Game Details
Developer: Bithell Games
Publisher: Good Shepherd Entertainment
Platform: Windows, Mac
Release Date: Oct. 8, 2019
Price: $20
ESRB Rating: M for Mature
Links: Epic Games Store | Official website
Can a proper John Wick video game truly be made? You may look at a film series like John Wick and assume its guns, martial arts, fast cars, and worldwide mafioso hideouts are the stuff of a dream video game.
But for me, I imagine that game's design perspective and start sweating bullets. The character of John Wick is a laser-focused, ultra-durable hit man, all perfect aim and uproarious slapstick. How do you translate that hero's superhuman prowess accurately in a video game yet somehow make it challenging to play? Can a real-time action game, either first- or third-person, ever do that sensation justice without automatically cheating its players into Wick-like perfection?
The first true game based on the series, John Wick Hex, answers this quandary with a clever angle. The films' hero has an uncanny ability to scan and understand an entire room full of bad guys like he's a supercomputer. If he can figuratively slow time down and pick off his foes with precision, couldn't the video game version do the same?
Eyes on the timeline
The resulting video game, as designed by Mike Bithell (Thomas Was Alone, Volume), has occasionally been described as "John Wick chess," but that description doesn't do this game's best bits any justice. Instead, imagine the tactical movement and combat of classic XCOM games married with a "time moves when you move" twist from Superhot.
The game takes place before the events of the first John Wick film, which means it recalls the titular character's past as a legendary hit man before he "got out." Two of the film's biggest actors, Ian McShane and Lance Reddick, appear as voice actors for Winston and Charon, respectively, and they narrate Wick's bloody search to take out a man named Hex.

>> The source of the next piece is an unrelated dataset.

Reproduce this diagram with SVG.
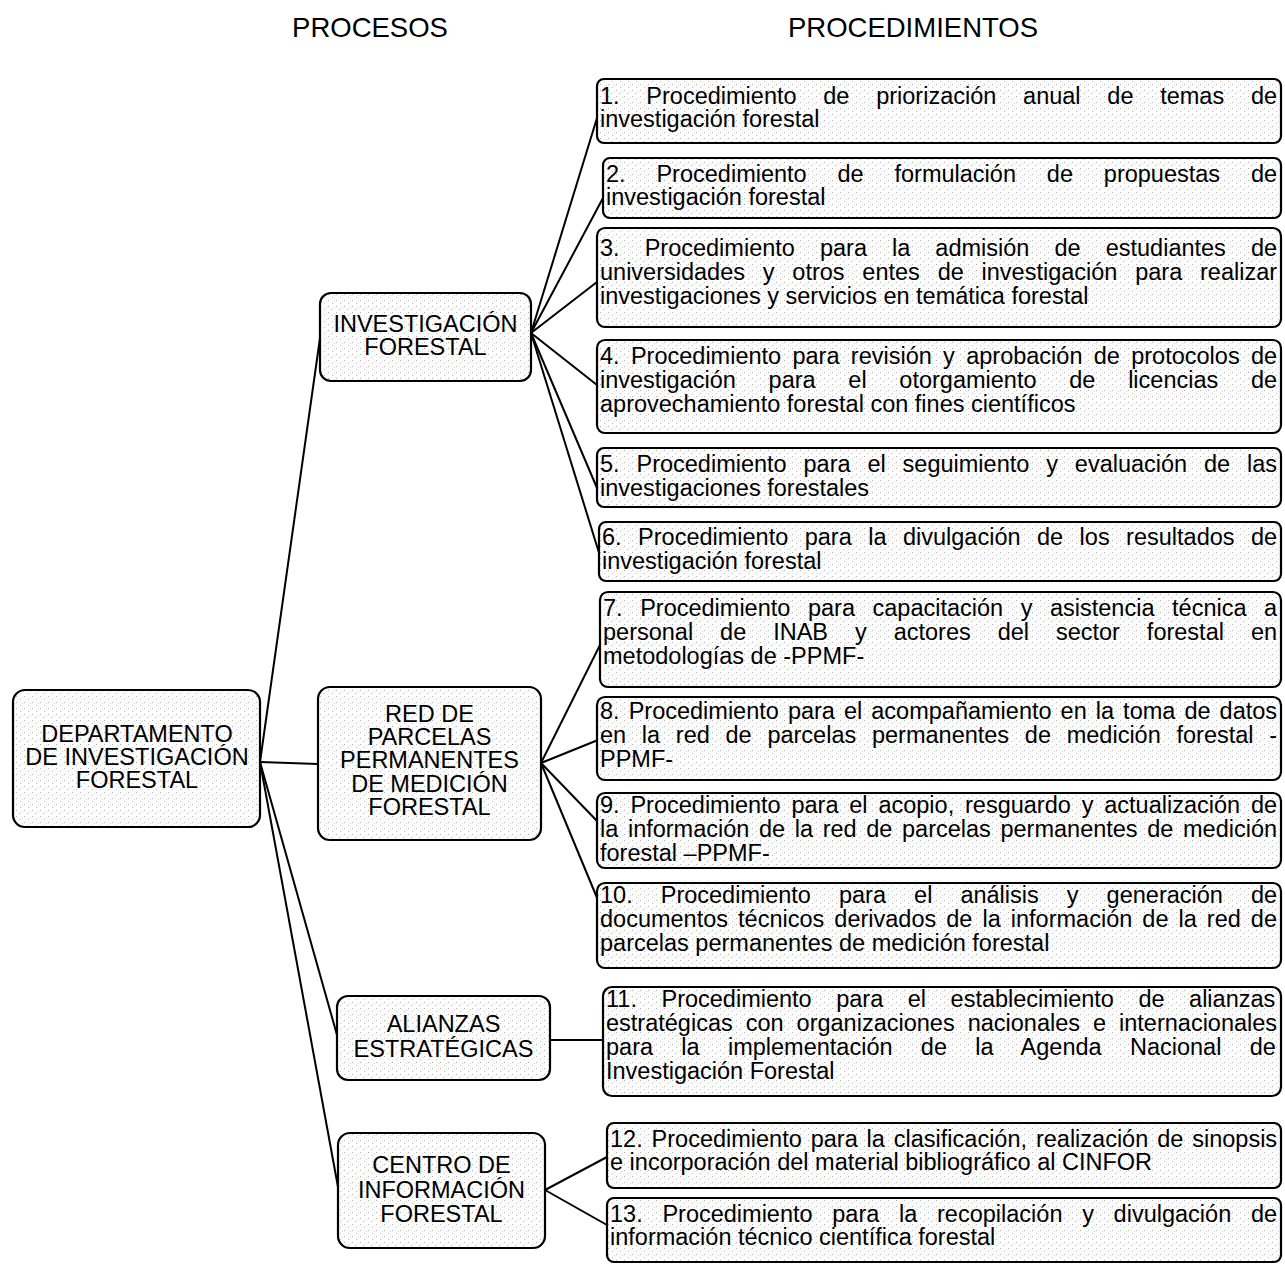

Weirdly, Hex joins the narration crew, which immediately asks a compelling question: how could one of the famed Baba Yaga's targets live to tell the tale?
We eventually find out, but not before leading Wick through seven bloody "chapters" of tactical combat. The above gallery spells out the game's flow and mechanics. Players guide the character of John Wick around a hex grid of spaces in various Wick-appropriate locales, so it's all nightclubs, seedy alleyways, rich villains' outposts, and so on. Time is frozen by default, until players toggle a specific command (walk, crouch, roll, attack), at which point time moves forward both for John and for anyone else in the vicinity. Time will freeze the instant John notices a new perp in his line of sight, as well, at which point you can begin plotting how to kill them. (No, there's no "diplomacy" option for the world's most deadly assassin.)
"Fog of war" fills the air around John, so players must move him forward carefully toward each level's "exit" point (marked by an icon, even through all the fog) and then be prepared to react whenever a foe materializes. Sometimes, players can bee-line to the objective point and be done (though you won't survive if you leave any nearby baddies alive). Other times, the objective point will have an icon indicating that John needs to kill more perps before he can leave. Either way, until John leaves a given zone, foes can materialize from a number of nearby doors and gates, all marked by hot-pink markers, and they, too, are professionals in the killing world.
John's superiority over the other assassins is represented in one clear metric: time. Every Wick action takes a sliver of time less than anyone else in the room, and so long as he minds his position and tactics, he can defeat everyone else in the room without much struggle. The catch is, the odds ramp-up as Wick racks up more victims, so you won't survive without juggling a series of consequence-filled decisions, each taking up approximately half a second of real-time action.
If a few enemies surprise you, the timeline at the top of the screen will indicate which oncoming threat might attack first. Does that mean John should target the first foe in the damage timeline? And does he have time to line up a gun shot? If not, should he throw his pistol instead as a faster but weaker attack? Might he be able to use a foe as a human shield if he spends a limited "focus" point system to crouch and somersault into a different position?